4.10.16

Contar espingardas

Preoccupations, “Anxiety”, in https://www.youtube.com/watch?v=csMbqrFT1dM
Um choque de titãs: duas bestuntas personagens marcam encontro e trocam condecorações. Em rigor, não trocam nada: atiram ao rosto um do outro as condecorações que ostentam num qualquer domínio, sempre com o propósito de um subir um degrau mais alto e se ufanar da imperial posição.
Os bestuntos contam espingardas. Os países que visitaram, os filmes vistos, as namoradas conquistadas, as proezas desportivas, os troféus de caça, os concertos a que foram, o tempo recorde em que fizeram Porto-Lisboa, as bebedeiras que apanharam (e as façanhas consecutivas). Um deles puxa um assunto.
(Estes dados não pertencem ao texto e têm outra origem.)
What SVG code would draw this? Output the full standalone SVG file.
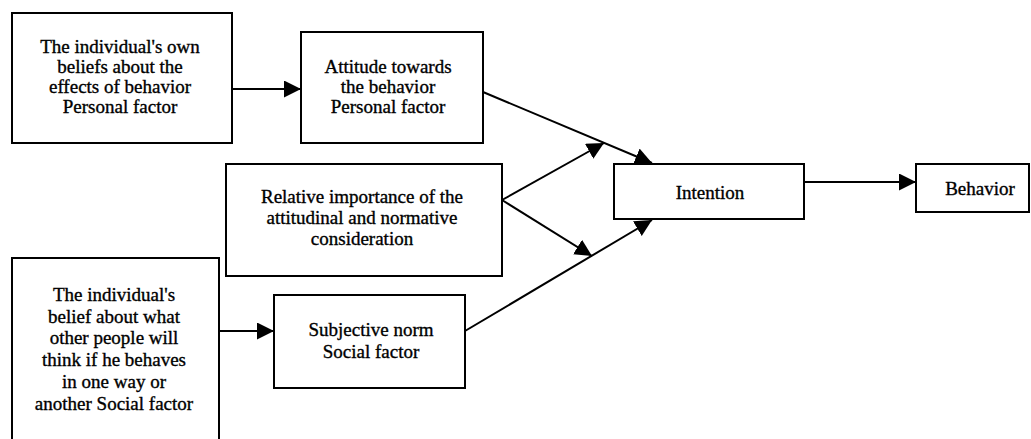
<svg xmlns="http://www.w3.org/2000/svg" width="1031" height="439" viewBox="0 0 1031 439">
<style>
.box{fill:#fff;stroke:#000;stroke-width:2}
.t{font-family:'Liberation Serif','DejaVu Serif',serif;font-size:19px;fill:#000;text-anchor:middle;stroke:#000;stroke-width:0.35}
.c{fill:none;stroke:#000;stroke-width:2}
</style>
<defs>
<marker id="ah" markerUnits="userSpaceOnUse" markerWidth="17" markerHeight="17" refX="17" refY="8.5" orient="auto" viewBox="0 0 17 17">
<path d="M0,0 L17,8.5 L0,17 z" fill="#000"/>
</marker>
</defs>
<rect width="1031" height="439" fill="#fff"/>
<g id="connectors">
<line class="c" x1="232" y1="89" x2="301" y2="89" marker-end="url(#ah)"/>
<line class="c" x1="483" y1="92" x2="652" y2="163" marker-end="url(#ah)"/>
<line class="c" x1="502" y1="200" x2="604" y2="143" marker-end="url(#ah)"/>
<line class="c" x1="502" y1="200" x2="592" y2="256" marker-end="url(#ah)"/>
<line class="c" x1="465" y1="331" x2="652" y2="220" marker-end="url(#ah)"/>
<line class="c" x1="219" y1="331" x2="274" y2="331" marker-end="url(#ah)"/>
<line class="c" x1="804" y1="182" x2="916" y2="182" marker-end="url(#ah)"/>
</g>
<g id="beliefs-personal">
<rect class="box" x="12" y="13" width="220" height="130"/>
<text class="t" x="120" y="53" font-family="Liberation Serif">The individual's own</text>
<text class="t" x="120" y="73">beliefs about the</text>
<text class="t" x="120" y="93">effects of behavior</text>
<text class="t" x="120" y="113">Personal factor</text>
</g>
<g id="attitude">
<rect class="box" x="301" y="32" width="182" height="111"/>
<text class="t" x="388" y="73">Attitude towards</text>
<text class="t" x="388" y="93">the behavior</text>
<text class="t" x="388" y="113">Personal factor</text>
</g>
<g id="relative-importance">
<rect class="box" x="226" y="164" width="276" height="112"/>
<text class="t" x="362" y="203">Relative importance of the</text>
<text class="t" x="362" y="224">attitudinal and normative</text>
<text class="t" x="362" y="245">consideration</text>
</g>
<g id="intention">
<rect class="box" x="614" y="164" width="190" height="55"/>
<text class="t" x="710" y="199">Intention</text>
</g>
<g id="behavior">
<rect class="box" x="916" y="164" width="113" height="48"/>
<text class="t" x="980" y="195">Behavior</text>
</g>
<g id="subjective-norm">
<rect class="box" x="274" y="295" width="191" height="93"/>
<text class="t" x="371" y="336">Subjective norm</text>
<text class="t" x="371" y="358">Social factor</text>
</g>
<g id="beliefs-social">
<rect class="box" x="12" y="258" width="207" height="200"/>
<text class="t" x="114" y="301">The individual's</text>
<text class="t" x="114" y="323">belief about what</text>
<text class="t" x="114" y="344">other people will</text>
<text class="t" x="114" y="366">think if he behaves</text>
<text class="t" x="114" y="388">in one way or</text>
<text class="t" x="114" y="410">another Social factor</text>
</g>
</svg>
Exibe, com indisfarçável garbo, as medalhas à lapela, sabendo que o outro riposta. Invariavelmente, em resposta, as proezas do rival levam-no a púlpito mais elevado. O primeiro contesta. Haverá sempre um detalhe que faz a diferença, como quem tem de impugnar a façanha reclamada pelo outro por uma conjugação de circunstâncias que impede a comparação estrita das espingardas em contagem.
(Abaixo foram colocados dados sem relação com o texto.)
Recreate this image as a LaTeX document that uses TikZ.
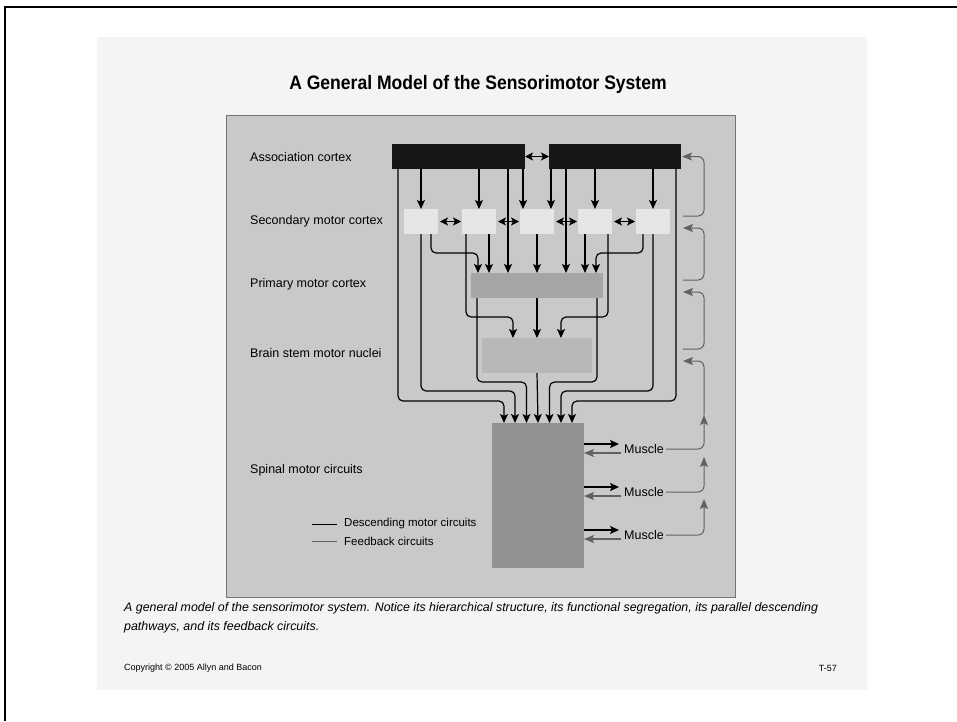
\documentclass[tikz,border=0pt]{standalone}
\usepackage{fontspec}
\setmainfont{Liberation Sans}
\usetikzlibrary{positioning,arrows.meta}

\definecolor{paper}{gray}{0.955}
\definecolor{panel}{gray}{0.79}
\definecolor{assocbox}{gray}{0.09}
\definecolor{secbox}{gray}{0.90}
\definecolor{primbox}{gray}{0.65}
\definecolor{brainbox}{gray}{0.72}
\definecolor{spinalbox}{gray}{0.57}
\definecolor{fbgray}{gray}{0.38}

\begin{document}
\begin{tikzpicture}[x=1pt, y=-1pt, >=Stealth, font=\fontsize{12.5}{14}\selectfont,
  box/.style={inner sep=0pt, outer sep=0pt, minimum height=25pt},
  assoc/.style={box, fill=assocbox, minimum width=133pt},
  secbox/.style={box, fill=secbox, minimum width=34pt},
  desc/.style={draw=black, line width=1.2pt, rounded corners=5pt, -{Stealth[length=9pt,width=8pt,inset=2pt]}},
  descline/.style={draw=black, line width=1pt},
  dbl/.style={draw=black, line width=1.2pt, {Stealth[length=8pt,width=8pt,inset=2pt]}-{Stealth[length=8pt,width=8pt,inset=2pt]}},
  fb/.style={draw=fbgray, line width=1pt, rounded corners=6pt, -{Stealth[length=10pt,width=8pt,inset=2pt]}},
  fbline/.style={draw=fbgray, line width=1pt},
  lbl/.style={anchor=west, inner sep=0pt}]
  \useasboundingbox (0,0) rectangle (957,721);
  % page frame and slide
  \draw[line width=2.4pt] (5,721) -- (5,7) -- (957,7);
  \fill[paper] (97,37) rectangle (867,690);
  \filldraw[fill=panel, draw=black!55, line width=0.7pt] (226,115) rectangle (735,597);
  \node[font=\bfseries\fontsize{19.5}{22}\selectfont] (title) at (478,84)
    {\scalebox{0.9}[1]{A General Model of the Sensorimotor System}};

  % level labels
  \node[lbl] (lblAssoc) at (250,157) {Association cortex};
  \node[lbl] (lblSec) at (250,221) {Secondary motor cortex};
  \node[lbl] (lblPrim) at (250,284) {Primary motor cortex};
  \node[lbl] (lblBrain) at (250,353) {Brain stem motor nuclei};
  \node[lbl] (lblSpinal) at (250,470) {Spinal motor circuits};

  % boxes
  \node[assoc] (assocL) at (458.5,156.5) {};
  \node[assoc, minimum width=132pt] (assocR) at (615,156.5) {};
  \foreach \i in {1,...,5}
    \node[secbox] (sec\i) at ({421+58*(\i-1)},221.5) {};
  \node[box, fill=primbox, minimum width=132pt] (prim) at (537,285.5) {};
  \node[box, fill=brainbox, minimum width=110pt, minimum height=35pt] (brain) at (537,355.5) {};
  \node[box, fill=spinalbox, minimum width=92pt, minimum height=145pt] (spinal) at (538,495.5) {};

  % association -> secondary
  \coordinate (s3a) at ([xshift=-14pt]sec3.north);
  \coordinate (s3b) at ([xshift=14pt]sec3.north);
  \draw[desc] (assocL.south -| sec1.north) -- (sec1.north);
  \draw[desc] (assocL.south -| sec2.north) -- (sec2.north);
  \draw[desc] (assocL.south -| s3a) -- (s3a);
  \draw[desc] (assocR.south -| s3b) -- (s3b);
  \draw[desc] (assocR.south -| sec4.north) -- (sec4.north);
  \draw[desc] (assocR.south -| sec5.north) -- (sec5.north);
  \draw[dbl] (assocL.east) -- (assocR.west);
  \foreach \a/\b in {sec1/sec2,sec2/sec3,sec3/sec4,sec4/sec5}
    \draw[dbl] ([xshift=2pt]\a.east) -- ([xshift=-1pt]\b.west);

  % into primary motor cortex
  \coordinate (p6) at ([xshift=-29pt]prim.north);
  \coordinate (p8) at ([xshift=29pt]prim.north);
  \draw[desc] ([xshift=10pt]sec1.south) -- ++(0,19) -| ([xshift=-59pt]prim.north);
  \draw[desc] ([xshift=10pt]sec2.south) -- ([xshift=-48pt]prim.north);
  \draw[desc] (assocL.south -| p6) -- (p6);
  \draw[desc] (sec3.south) -- (prim.north);
  \draw[desc] (assocR.south -| p8) -- (p8);
  \draw[desc] ([xshift=-10pt]sec4.south) -- ([xshift=48pt]prim.north);
  \draw[desc] ([xshift=-10pt]sec5.south) -- ++(0,19) -| ([xshift=59pt]prim.north);

  % into brain stem
  \draw[desc] ([xshift=-13pt]sec2.south) -- ++(0,83) -| ([xshift=-24pt]brain.north);
  \draw[desc] (prim.south) -- (brain.north);
  \draw[desc] ([xshift=13pt]sec4.south) -- ++(0,83) -| ([xshift=24pt]brain.north);

  % into spinal motor circuits
  \draw[desc] ([xshift=6pt]assocL.south west) -- ++(0,232) -| ([xshift=-34pt]spinal.north);
  \draw[desc] (sec1.south) -- ++(0,157) -| ([xshift=-23pt]spinal.north);
  \draw[desc] ([xshift=6pt]prim.south west) -- ++(0,84) -| ([xshift=-11.5pt]spinal.north);
  \draw[desc] (brain.south) -- (spinal.north);
  \draw[desc] ([xshift=-6pt]prim.south east) -- ++(0,84) -| ([xshift=11.5pt]spinal.north);
  \draw[desc] (sec5.south) -- ++(0,157) -| ([xshift=23pt]spinal.north);
  \draw[desc] ([xshift=-5pt]assocR.south east) -- ++(0,232) -| ([xshift=34pt]spinal.north);

  % muscles
  \foreach \i/\y in {1/449,2/492,3/535} {
    \node[lbl, inner xsep=2pt] (muscle\i) at (622,\y) {Muscle};
    \coordinate (mo\i) at ([xshift=-3pt,yshift=5pt]muscle\i.west);
    \coordinate (mi\i) at ([xshift=-1pt,yshift=-4pt]muscle\i.west);
    \draw[desc, line width=1.5pt] (spinal.east |- mo\i) -- (mo\i);
    \draw[fb, line width=1.3pt] (mi\i) -- (spinal.east |- mi\i);
  }

  % feedback circuits
  \coordinate (up1) at (704,415);
  \coordinate (up2) at (704,457);
  \coordinate (up3) at (704,499);
  \coordinate (fbSec) at (683,228);
  \coordinate (fbPrim) at (683,292);
  \coordinate (fbBrain) at (683,361);
  \coordinate (outSec) at (683,216);
  \coordinate (outPrim) at (683,280);
  \coordinate (outBrain) at (683,349);
  \draw[fb] (muscle3.east) -| (up3);
  \draw[fb] (muscle2.east) -| (up2);
  \draw[fb] (muscle1.east) -| (up1);
  \draw[fb] (up1) |- (fbBrain);
  \draw[fb] (outBrain) -- ++(21,0) |- (fbPrim);
  \draw[fb] (outPrim) -- ++(21,0) |- (fbSec);
  \draw[fb] (outSec) -- ++(21,0) |- ([xshift=1pt]assocR.east);

  % legend
  \node[lbl, font=\fontsize{11.5}{13}\selectfont] (legDesc) at (344,524) {Descending motor circuits};
  \node[lbl, font=\fontsize{11.5}{13}\selectfont] (legFb) at (344,541) {Feedback circuits};
  \draw[descline] ([xshift=-32pt]legDesc.west) -- ([xshift=-7pt]legDesc.west);
  \draw[fbline] ([xshift=-32pt]legFb.west) -- ([xshift=-7pt]legFb.west);

  % caption and footer
  \node[lbl, font=\itshape\fontsize{12.4}{14}\selectfont] (caption1) at (124,608)
    {A general model of the sensorimotor system. Notice its hierarchical structure, its functional segregation, its parallel descending};
  \node[lbl, font=\itshape\fontsize{12.4}{14}\selectfont] (caption2) at (124,627)
    {pathways, and its feedback circuits.};
  \node[lbl, font=\fontsize{9}{10}\selectfont] (copyright) at (124,668) {Copyright © 2005 Allyn and Bacon};
  \node[anchor=east, inner sep=0pt, font=\fontsize{9}{10}\selectfont] (slideno) at (837,668) {T-57};
\end{tikzpicture}
\end{document}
Se o concurso pueril tivesse um observador exterior, dar-se-ia o caso de o observador se interrogar onde termina a verdade e começa a mentira, ao ser confrontado com o rol de proezas de cada rival esbofeteia no outro. Poder-se-ia dar o caso – e a utilização do verbo no condicional não é um acaso: porventura seria tarefa impossível convencer uma alma a servir de observador em pleito tão inconsequente. Ninguém teria paciência para os jogos florais dos dois bestuntos. Admitindo que houvesse quem por este mister se sacrificasse, depressa começaria a lavrar vários pontos de interrogação que fruíam à medida que as heroicas façanhas se desenovelavam.
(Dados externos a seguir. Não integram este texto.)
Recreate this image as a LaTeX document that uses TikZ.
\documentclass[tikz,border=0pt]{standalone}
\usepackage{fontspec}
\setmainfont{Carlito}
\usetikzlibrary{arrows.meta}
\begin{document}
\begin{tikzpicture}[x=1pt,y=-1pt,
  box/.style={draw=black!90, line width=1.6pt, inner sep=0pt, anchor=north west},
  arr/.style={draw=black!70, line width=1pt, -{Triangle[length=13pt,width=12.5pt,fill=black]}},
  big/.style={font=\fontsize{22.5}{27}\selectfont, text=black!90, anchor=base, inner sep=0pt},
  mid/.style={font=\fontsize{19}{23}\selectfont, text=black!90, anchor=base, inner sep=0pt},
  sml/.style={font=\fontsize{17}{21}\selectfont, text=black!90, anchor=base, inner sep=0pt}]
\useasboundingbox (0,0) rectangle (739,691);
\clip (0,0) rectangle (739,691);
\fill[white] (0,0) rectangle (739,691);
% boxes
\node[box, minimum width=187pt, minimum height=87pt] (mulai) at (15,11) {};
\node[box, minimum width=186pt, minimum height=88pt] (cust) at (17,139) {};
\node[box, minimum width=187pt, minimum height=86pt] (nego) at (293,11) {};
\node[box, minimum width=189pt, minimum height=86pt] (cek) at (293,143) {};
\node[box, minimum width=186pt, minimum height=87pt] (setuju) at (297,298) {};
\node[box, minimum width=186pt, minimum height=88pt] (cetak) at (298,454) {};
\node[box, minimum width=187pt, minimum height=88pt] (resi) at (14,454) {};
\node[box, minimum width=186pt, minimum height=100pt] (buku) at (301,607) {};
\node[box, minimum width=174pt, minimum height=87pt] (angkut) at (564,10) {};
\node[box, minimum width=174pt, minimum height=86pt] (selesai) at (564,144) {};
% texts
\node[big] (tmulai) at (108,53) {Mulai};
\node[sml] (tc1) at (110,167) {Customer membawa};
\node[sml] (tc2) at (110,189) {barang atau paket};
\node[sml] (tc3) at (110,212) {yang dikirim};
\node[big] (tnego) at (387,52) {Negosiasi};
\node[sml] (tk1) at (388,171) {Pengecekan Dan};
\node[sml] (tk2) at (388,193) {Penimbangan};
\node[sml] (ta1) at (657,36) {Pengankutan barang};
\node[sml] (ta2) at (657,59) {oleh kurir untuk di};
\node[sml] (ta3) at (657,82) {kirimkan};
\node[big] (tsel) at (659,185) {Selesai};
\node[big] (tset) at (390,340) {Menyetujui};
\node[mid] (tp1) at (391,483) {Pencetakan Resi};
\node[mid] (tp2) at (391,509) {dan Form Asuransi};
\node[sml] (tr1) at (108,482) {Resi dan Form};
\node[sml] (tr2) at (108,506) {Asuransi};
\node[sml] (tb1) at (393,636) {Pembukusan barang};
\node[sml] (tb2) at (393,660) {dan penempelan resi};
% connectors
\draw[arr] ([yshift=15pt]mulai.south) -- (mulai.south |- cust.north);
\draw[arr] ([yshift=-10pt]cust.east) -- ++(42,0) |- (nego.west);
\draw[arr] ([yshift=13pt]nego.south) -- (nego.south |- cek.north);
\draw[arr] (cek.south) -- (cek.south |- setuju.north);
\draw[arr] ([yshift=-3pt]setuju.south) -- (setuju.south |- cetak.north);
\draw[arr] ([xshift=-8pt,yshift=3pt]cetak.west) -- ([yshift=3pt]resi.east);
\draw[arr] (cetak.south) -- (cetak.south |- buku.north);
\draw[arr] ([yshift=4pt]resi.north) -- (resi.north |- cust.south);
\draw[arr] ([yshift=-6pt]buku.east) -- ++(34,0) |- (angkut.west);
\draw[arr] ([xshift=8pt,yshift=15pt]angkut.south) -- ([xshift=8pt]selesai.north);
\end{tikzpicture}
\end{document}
Até que, num cenário ainda mais hipotético, fosse possível ligar os bestuntos rivais a um imaginário detetor de mentiras e se consagrasse a mitomania irremediável de ambos. Ficaria uma tarefa por arrematar, em exercício final do curador do pleito inútil: extrair certidão que determinasse qual dos dois leva a palma na arte da mentira e do exagero das proezas. Neste particular concurso, o mais importante de todos, nenhum dos bestuntos gostaria de ser declarado vencedor.